What is being asked:
Return all lines with the word "that" in them.

Extracted information:
§ §

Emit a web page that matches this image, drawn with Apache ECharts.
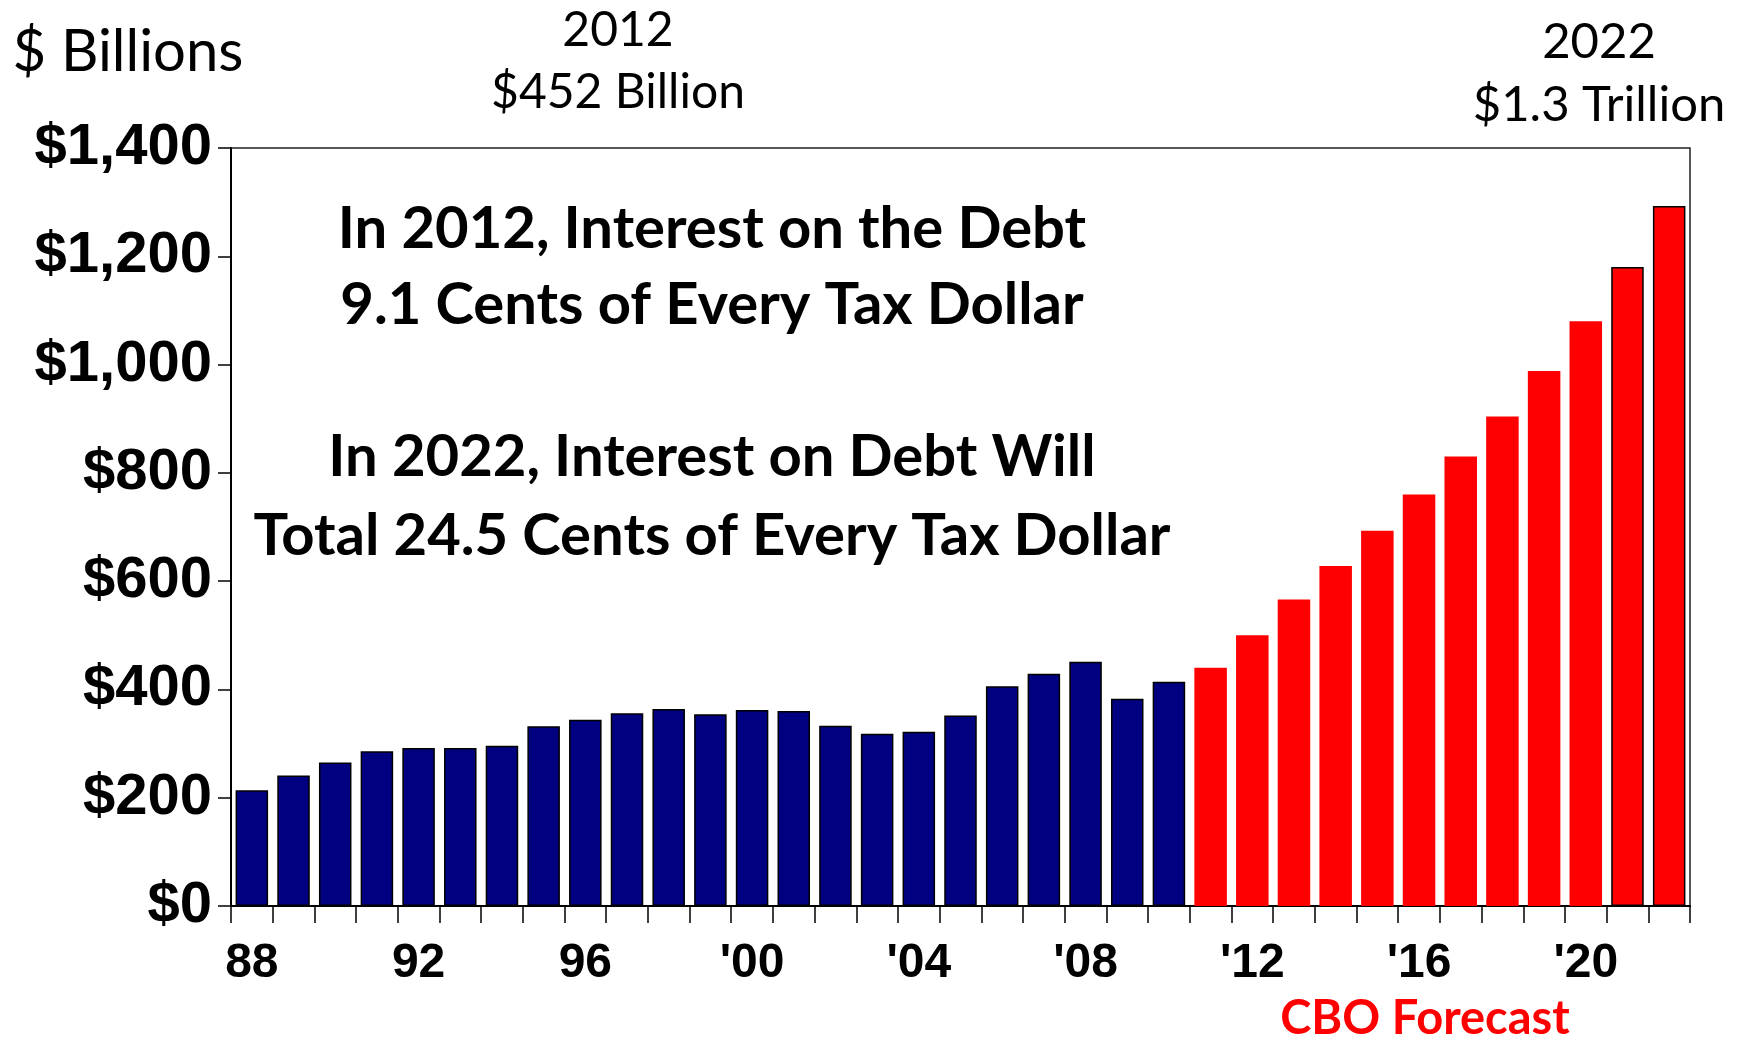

§ §

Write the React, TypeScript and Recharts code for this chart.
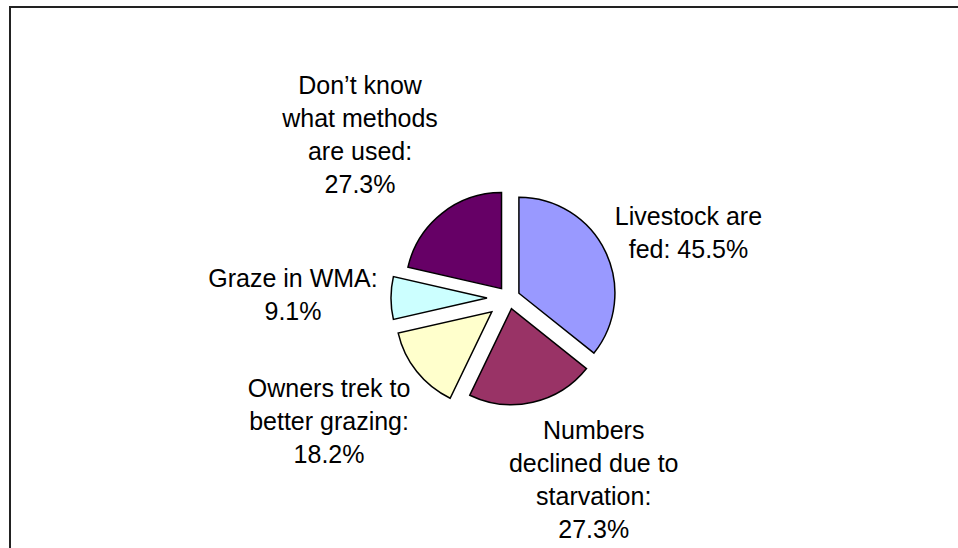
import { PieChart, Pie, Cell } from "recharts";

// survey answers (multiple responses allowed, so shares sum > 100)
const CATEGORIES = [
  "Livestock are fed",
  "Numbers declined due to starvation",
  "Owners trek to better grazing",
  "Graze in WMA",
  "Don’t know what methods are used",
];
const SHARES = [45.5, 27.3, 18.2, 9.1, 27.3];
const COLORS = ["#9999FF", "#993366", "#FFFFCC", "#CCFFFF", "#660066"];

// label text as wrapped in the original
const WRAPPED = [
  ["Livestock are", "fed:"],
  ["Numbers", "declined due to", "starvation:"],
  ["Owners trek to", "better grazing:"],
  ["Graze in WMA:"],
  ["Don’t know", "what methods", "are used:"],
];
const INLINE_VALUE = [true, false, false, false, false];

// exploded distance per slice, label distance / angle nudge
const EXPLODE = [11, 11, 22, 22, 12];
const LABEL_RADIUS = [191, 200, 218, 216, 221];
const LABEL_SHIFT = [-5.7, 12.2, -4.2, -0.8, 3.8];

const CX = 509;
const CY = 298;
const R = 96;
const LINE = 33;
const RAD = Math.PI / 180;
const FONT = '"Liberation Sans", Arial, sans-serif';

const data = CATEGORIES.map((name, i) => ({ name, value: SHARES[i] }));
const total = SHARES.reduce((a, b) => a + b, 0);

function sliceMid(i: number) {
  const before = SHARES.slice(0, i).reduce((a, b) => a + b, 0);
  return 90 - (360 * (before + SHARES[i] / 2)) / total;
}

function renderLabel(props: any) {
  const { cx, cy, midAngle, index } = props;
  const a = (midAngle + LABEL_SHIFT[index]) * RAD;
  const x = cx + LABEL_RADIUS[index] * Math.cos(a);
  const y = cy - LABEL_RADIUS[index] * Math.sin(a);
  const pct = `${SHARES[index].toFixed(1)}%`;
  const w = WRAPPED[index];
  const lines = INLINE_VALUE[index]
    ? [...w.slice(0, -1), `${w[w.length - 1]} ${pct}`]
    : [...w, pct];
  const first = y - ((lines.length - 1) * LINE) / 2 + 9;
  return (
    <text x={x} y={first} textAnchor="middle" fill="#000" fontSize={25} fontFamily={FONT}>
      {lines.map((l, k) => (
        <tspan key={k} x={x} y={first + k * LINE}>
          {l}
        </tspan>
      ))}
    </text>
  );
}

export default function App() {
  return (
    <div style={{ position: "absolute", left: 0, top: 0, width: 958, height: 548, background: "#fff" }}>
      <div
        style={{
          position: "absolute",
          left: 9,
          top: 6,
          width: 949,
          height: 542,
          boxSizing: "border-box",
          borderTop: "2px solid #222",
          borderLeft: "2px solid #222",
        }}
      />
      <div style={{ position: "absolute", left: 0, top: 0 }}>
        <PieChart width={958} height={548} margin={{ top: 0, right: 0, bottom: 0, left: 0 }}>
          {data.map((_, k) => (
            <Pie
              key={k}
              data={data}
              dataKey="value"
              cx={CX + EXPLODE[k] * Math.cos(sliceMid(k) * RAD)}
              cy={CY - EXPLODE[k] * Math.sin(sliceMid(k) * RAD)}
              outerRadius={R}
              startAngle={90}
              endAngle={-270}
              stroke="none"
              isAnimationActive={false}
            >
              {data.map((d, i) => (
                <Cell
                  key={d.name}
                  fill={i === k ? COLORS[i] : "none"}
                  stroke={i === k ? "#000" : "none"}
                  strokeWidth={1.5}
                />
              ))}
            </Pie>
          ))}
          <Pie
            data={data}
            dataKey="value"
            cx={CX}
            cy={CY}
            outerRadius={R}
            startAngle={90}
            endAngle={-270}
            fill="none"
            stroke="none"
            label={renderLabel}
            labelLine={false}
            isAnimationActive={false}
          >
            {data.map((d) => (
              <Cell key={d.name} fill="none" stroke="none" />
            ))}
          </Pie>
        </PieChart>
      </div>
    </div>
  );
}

§ §

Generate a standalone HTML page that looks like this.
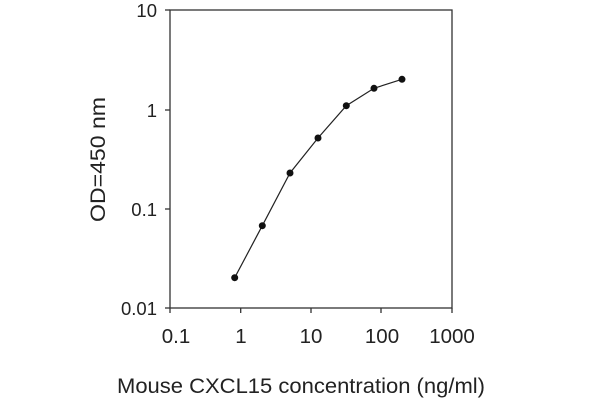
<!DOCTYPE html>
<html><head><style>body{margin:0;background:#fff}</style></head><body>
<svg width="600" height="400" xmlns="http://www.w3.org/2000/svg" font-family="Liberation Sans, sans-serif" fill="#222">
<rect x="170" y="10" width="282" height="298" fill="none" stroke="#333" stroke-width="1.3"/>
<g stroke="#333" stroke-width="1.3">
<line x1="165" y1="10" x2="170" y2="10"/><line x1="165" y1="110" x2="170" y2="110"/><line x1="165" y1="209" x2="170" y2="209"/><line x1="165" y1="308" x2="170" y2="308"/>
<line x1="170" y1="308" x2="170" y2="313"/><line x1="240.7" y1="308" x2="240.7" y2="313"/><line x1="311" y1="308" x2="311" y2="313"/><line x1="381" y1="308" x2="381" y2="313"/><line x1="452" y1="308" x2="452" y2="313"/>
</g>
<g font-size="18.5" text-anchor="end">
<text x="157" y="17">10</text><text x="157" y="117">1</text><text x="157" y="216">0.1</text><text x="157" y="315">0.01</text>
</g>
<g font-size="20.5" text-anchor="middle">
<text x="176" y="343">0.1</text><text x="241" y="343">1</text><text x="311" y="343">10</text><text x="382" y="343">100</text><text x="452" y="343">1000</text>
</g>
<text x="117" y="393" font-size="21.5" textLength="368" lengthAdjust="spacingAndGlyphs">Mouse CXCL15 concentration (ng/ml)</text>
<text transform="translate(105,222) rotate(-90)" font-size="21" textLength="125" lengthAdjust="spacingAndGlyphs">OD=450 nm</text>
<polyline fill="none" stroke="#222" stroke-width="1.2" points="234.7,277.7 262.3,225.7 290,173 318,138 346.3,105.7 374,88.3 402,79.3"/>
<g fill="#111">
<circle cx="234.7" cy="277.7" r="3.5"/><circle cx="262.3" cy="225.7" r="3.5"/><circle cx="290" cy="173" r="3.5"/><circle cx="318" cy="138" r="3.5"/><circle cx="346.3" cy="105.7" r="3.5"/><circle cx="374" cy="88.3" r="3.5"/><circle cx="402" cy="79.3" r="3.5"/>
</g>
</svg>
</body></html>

§ §

Finished task:
Emit a web page that matches this image, drawn with Apache ECharts.
Generate a standalone HTML page that looks like this.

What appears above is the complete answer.